先生は私の頑張りを労い、今度の朝礼で校長先生から賞状を受け取ってね!と笑顔で告げた。先生は私が蒼白していることには気付いていたのだろうか。

貼り出された地獄

俳句は朝礼で校長先生に発表され、賞状と共に賛辞を受けた。例の俳句は拡大コピーされ、校長室前の廊下に貼り出された。ご丁寧に「銀賞:4年1組○○」と名前まで入っている。
無造作な配られる算数プリントなんかとは違う、ほんのり光沢があるなめらかな上等紙。すべすべでひんやりと冷たいそれは、あんなことがなければずっと頬ずりでもしていたくなるような代物だった。
だが、この最上級の労いに対し、私はお門違いな怒りを感じていた。



『貼ったりしたら、みんなに忘れてもらえない!こんな余計なことしないで!』 

***

それからというもの、校長室のある校舎へ続く渡り廊下に近づくと心臓がだくだくした。
ああ、嫌だ。行きたくない。見たくない。恥ずかしくて、申し訳なくて、胸が苦しい。
だが、保健室や職員室へ行くには必ず例の廊下を通らなければならない。ひとりのときは視界に入らないように小走りしたが、友達と一緒のときはそうもいかない。

「すごい!○○ちゃんの俳句飾ってあるよ!」
そんなこと言われようものなら、その尊敬の眼差しが私を殺してしまう。

俳句は1年間飾られていた。

ずるい自分にこんにちは

今となっては大したことない話だと思う。子どもの宿題を手伝っているうちに親が白熱し、ほとんど親が終わらせてしまうなんて、笑い飛ばすべき微笑ましい失敗だ。

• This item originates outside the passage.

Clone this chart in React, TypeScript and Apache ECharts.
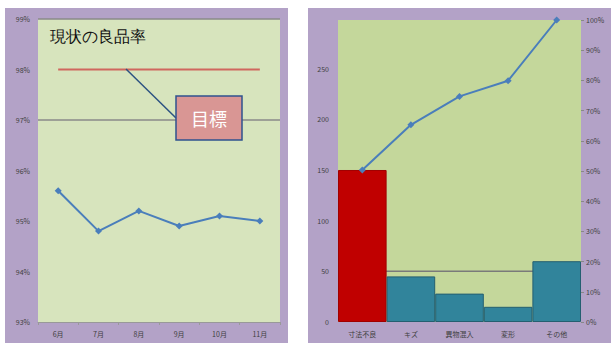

だけど、潔癖な少女であった私にとっては、知りたくなかった自分のずるさを直視させられた大事件だった。
しかも、ラッピングされてめちゃくちゃ派手なリボンをかけられて、ハロウィンの渋谷で予告もなしに、フラッシュモブばりの盛大な演出によって、通行人からの拍手喝采を受けながら渡された感じ。強烈だ。

忘れたいはずなのだが、やっぱり小学校の思い出はあの渡り廊下なくしては語れない。
昼下がりのクリーム色っぽいぬるい日差しや、その向こうに見えるくすんだ25mプール。ぺたりぺたりと浮かない音を立てる上履き。
記憶の中の私は壁から目を逸らすために、汚れたつま先に視線を落としている。そして、今日もウッドタイルの市松模様に沿わせるように憂鬱な一歩を踏み出す。